Monday, October 20, 2014

The Birth of the Bab

Today was the commemoration of the Birth of the Bab, a manifestation and forerunner of Baha'u'llah. Our family attended the community celebration last night with prayers, readings and refreshments, and it was lovely... But the actual holy day awaited us in the morning and we had not a single plan for honoring it. That didn't feel right.
Before I went to bed, I sent the word out to my mama friends that there would be a birthday party for The Bab this afternoon at our house. And yes, there would be cake. Let me start by saying that I should ONLY throw parties without any prior foresight or thought. It leaves absolutely no room for stress and opens wide the doors of simplicity and joy. I never even had a chance to lose sight of the key components: the Guest of honor (in this case, The Bab), the children whose hearts I wished to connect to this Guest, and cake.
While Samaya was at school, Violet and I made a trip to the grocery store for the crucial ingredients. We ate lunch, baked cupcakes, whipped together some frosting, cleaned up the house. The children came and we all sat down to make watercolor cards to give to The Bab. When we had finished, we sat in a circle and read them out loud so He could hear them. There were hearts and stars and messages of love and...portraits. Today I asked Samaya, 'How did you know The Bab's favorite color was green?' (It is actually associated with Him.) But tomorrow I will attempt to convey "the impossibility of representing, in any human form, whether pictorially, in sculpture or in dramatic representation, the person of God's Manifestation"(UHJ) and that even attempting to do so is disrespectful. Their station too great. Our understanding too limited to even approach Their true nature through artistic representation. 
I read a brief story about The Bab's birth and early years, and then it was time to sing Happy Birthday. Though The Bab was there in spirit, He was not physically able to blow out His candles, and so we each took it upon ourselves to make a wish of peace for the world and blow out a candle for Him. Upon further consideration, it was also deemed necessary to eat two cupcakes each, one for ourselves, and one for...you get the point. And that was it. We played outside, we said our good byes, and, on another whim and stroke of utter (lazy) genius on my part, we made green ice cream for dinner. Definitely a new tradition. A whole bunch of kale thrown in the vitamin with frozen cubes of coconut milk and frozen bananas. Instant, healthy, fun dinner. 
      


Saturday, October 4, 2014

Evolving Perfection

Too often, I have this nagging feeling in the corners of my mind that perfection keeps slipping just out of my grasp. The house is a disaster despite constant cleaning. The children need baths despite having bathed last week. I still look pregnant despite having given birth almost a year ago. I can't seem to find the peace of mind to sit down and write despite knowing that writing gives me peace of mind like nothing else. 

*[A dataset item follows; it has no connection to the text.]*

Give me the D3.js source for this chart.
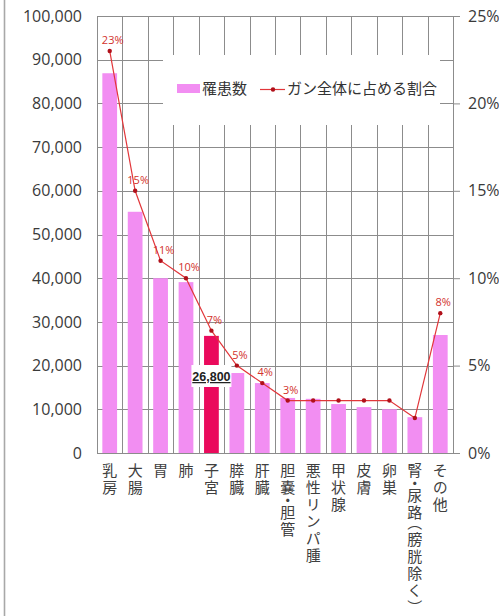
<!DOCTYPE html>
<html><head><meta charset="utf-8">
<script src="https://cdn.jsdelivr.net/npm/d3@7"></script>
<style>
html,body{margin:0;padding:0;background:#fff;}
svg{display:block;}
</style></head>
<body>
<script>
const categories = ["乳房","大腸","胃","肺","子宮","膵臓","肝臓","胆嚢・胆管","悪性リンパ腫","甲状腺","皮膚","卵巣","腎・尿路（膀胱除く）","その他"];
const cases = [86900, 55200, 40000, 39100, 26800, 18300, 16000, 12600, 12400, 11200, 10500, 10000, 8200, 27000];
const shares = [23, 15, 11, 10, 7, 5, 4, 3, 3, 3, 3, 3, 2, 8];
const shareLabelShown = [true,true,true,true,true,true,true,true,false,false,false,false,false,true];
const leftTicks = [0,10000,20000,30000,40000,50000,60000,70000,80000,90000,100000];
const rightTicks = [0,5,10,15,20,25];
const highlight = "子宮";
const legendLabels = ["罹患数","ガン全体に占める割合"];

const W = 499, H = 616;
const m = {l:97, r:46, t:16, b:163};
const svg = d3.select("body").append("svg").attr("width",W).attr("height",H);

const x = d3.scaleBand().domain(categories).range([m.l, W-m.r]).paddingInner(0).paddingOuter(0);
const y = d3.scaleLinear().domain([0,100000]).range([H-m.b, m.t]);
const yR = d3.scaleLinear().domain([0,25]).range([H-m.b, m.t]);

const grid = "#8c8c8c";
const numFont = "'Open Sans', 'Liberation Sans', sans-serif";
const jpFont = "'Noto Sans CJK JP', sans-serif";

// frame line on left
svg.append("line").attr("x1",4.5).attr("x2",4.5).attr("y1",0).attr("y2",H)
  .attr("stroke","#a8a8a8").attr("stroke-width",1.6);

// horizontal gridlines
svg.append("g").selectAll("line").data(leftTicks).join("line")
  .attr("x1",m.l).attr("x2",W-m.r)
  .attr("y1",d=>Math.round(y(d))+0.5).attr("y2",d=>Math.round(y(d))+0.5)
  .attr("stroke",grid).attr("stroke-width",1);

// vertical gridlines at band boundaries
const bounds = categories.map(c=>x(c)).concat([W-m.r]);
svg.append("g").selectAll("line").data(bounds).join("line")
  .attr("x1",d=>Math.round(d)+0.5).attr("x2",d=>Math.round(d)+0.5)
  .attr("y1",m.t).attr("y2",H-m.b)
  .attr("stroke",grid).attr("stroke-width",1);

// legend background (covers gridlines)
const lg = svg.append("g");
lg.append("rect").attr("x",163).attr("y",55).attr("width",277).attr("height",70).attr("fill","#fff");

// bars
const bw = x.bandwidth()*0.58;
svg.append("g").selectAll("rect").data(categories).join("rect")
  .attr("x",(d)=>x(d)+(x.bandwidth()-bw)/2)
  .attr("width",bw)
  .attr("y",(d,i)=>y(cases[i]))
  .attr("height",(d,i)=>y(0)-y(cases[i]))
  .attr("fill",d=>d===highlight?"#ea0a5c":"#f28ef2");

// left axis
const la = svg.append("g").attr("transform",`translate(${m.l},0)`)
  .call(d3.axisLeft(y).tickValues(leftTicks).tickFormat(d3.format(",")).tickSize(0).tickPadding(15));
la.select(".domain").remove();
la.selectAll("text").attr("font-family",numFont).attr("font-size",16).attr("fill","#3a3a3a");

// right axis
const ra = svg.append("g").attr("transform",`translate(${W-m.r},0)`)
  .call(d3.axisRight(yR).tickValues(rightTicks).tickFormat(d=>d+"%").tickSize(7).tickPadding(8));
ra.select(".domain").attr("stroke",grid);
ra.selectAll("line").attr("stroke",grid);
ra.selectAll("text").attr("font-family",numFont).attr("font-size",16).attr("fill","#3a3a3a");
// inner part of right ticks
svg.append("g").selectAll("line").data(rightTicks).join("line")
  .attr("x1",W-m.r-5).attr("x2",W-m.r)
  .attr("y1",d=>Math.round(yR(d))+0.5).attr("y2",d=>Math.round(yR(d))+0.5)
  .attr("stroke",grid);

// bottom axis line
svg.append("line").attr("x1",m.l).attr("x2",W-m.r).attr("y1",Math.round(y(0))+0.5).attr("y2",Math.round(y(0))+0.5)
  .attr("stroke",grid);

// data label on highlighted bar
const hi = categories.indexOf(highlight);
const hx = x(highlight)+x.bandwidth()/2;
svg.append("rect").attr("x",hx-20).attr("y",365).attr("width",40).attr("height",22).attr("fill","#fff");
svg.append("text").attr("x",hx).attr("y",381).attr("text-anchor","middle")
  .attr("font-family","'Liberation Sans', Arial, sans-serif").attr("font-weight","bold").attr("font-size",12.5)
  .attr("text-decoration","underline").attr("fill","#222")
  .text(d3.format(",")(cases[hi]));

// share line
const cx = d=>x(d)+x.bandwidth()/2;
const line = d3.line().x((d,i)=>cx(categories[i])).y(d=>yR(d));
svg.append("path").datum(shares).attr("d",line).attr("fill","none").attr("stroke","#e2363a").attr("stroke-width",1.2);
svg.append("g").selectAll("circle").data(shares).join("circle")
  .attr("cx",(d,i)=>cx(categories[i])).attr("cy",d=>yR(d)).attr("r",2.2).attr("fill","#b0101a");
svg.append("g").selectAll("text").data(shares.map((v,i)=>({v,i})).filter(d=>shareLabelShown[d.i])).join("text")
  .attr("x",d=>cx(categories[d.i])+3).attr("y",d=>yR(d.v)-7)
  .attr("text-anchor","middle").attr("font-family",numFont).attr("font-size",11).attr("fill","#d2322d")
  .text(d=>d.v+"%");

// legend
lg.append("rect").attr("x",177).attr("y",84).attr("width",23).attr("height",9).attr("fill","#f28ef2");
lg.append("text").attr("x",202).attr("y",94).attr("font-family",jpFont).attr("font-size",15).attr("fill","#333").text(legendLabels[0]);
lg.append("line").attr("x1",260).attr("x2",285).attr("y1",89.5).attr("y2",89.5).attr("stroke","#e2363a").attr("stroke-width",1.2);
lg.append("circle").attr("cx",273).attr("cy",89.5).attr("r",2.2).attr("fill","#b0101a");
lg.append("text").attr("x",287).attr("y",94).attr("font-family",jpFont).attr("font-size",15).attr("fill","#333").text(legendLabels[1]);

// x labels, vertical; per-character spacing so punctuation is compact
const xl = svg.append("g");
categories.forEach(c=>{
  const t = xl.append("text").attr("x",cx(c)).attr("y",463)
    .attr("font-family",jpFont).attr("font-size",15).attr("fill","#404040")
    .style("writing-mode","vertical-rl");
  const chars = Array.from(c);
  chars.forEach((ch,k)=>{
    const next = chars[k+1];
    let sp = 2;
    if(ch==="・") sp = -2.5;
    else if(next==="・") sp = -2.5;
    if(next==="（") sp = -5;
    if(ch==="）") sp = 0;
    t.append("tspan").style("letter-spacing",sp+"px").text(ch);
  });
});
</script>
</body></html>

But last night, perfection knocked me to my knees and squeezed my heart with both hands. We were watching The Velveteen Rabbit. Violet was captivated. At the end of the movie, the boy watches, devastated, from his father’s arms as his beloved rabbit awaits the fire along with all the other bedding contaminated by scarlett fever. The father, in turn, weeps, having finally realized that though his wife may have died years ago, his son is very much alive. He begs his son’s forgiveness for his physical and emotional absence. It is a powerful and complex moment. Violet is standing in the middle of the carpet, absolutely still, unable to sit. When she turns to me, silent tears are streaming down her face. She is feeling what this father and son are feeling. And I am overcome. Overwhelmed. By the empathy, depth, understanding she has just exhibited. Never have I loved her more than at this moment.

Many tears has this child shed in fits of rage or pain or anger. But these tears. These quiet heart tears. She has never shown these to me before. And I feel honored. Privileged. To have witnessed such perfection. 

And all the rest of it...evolving perfection.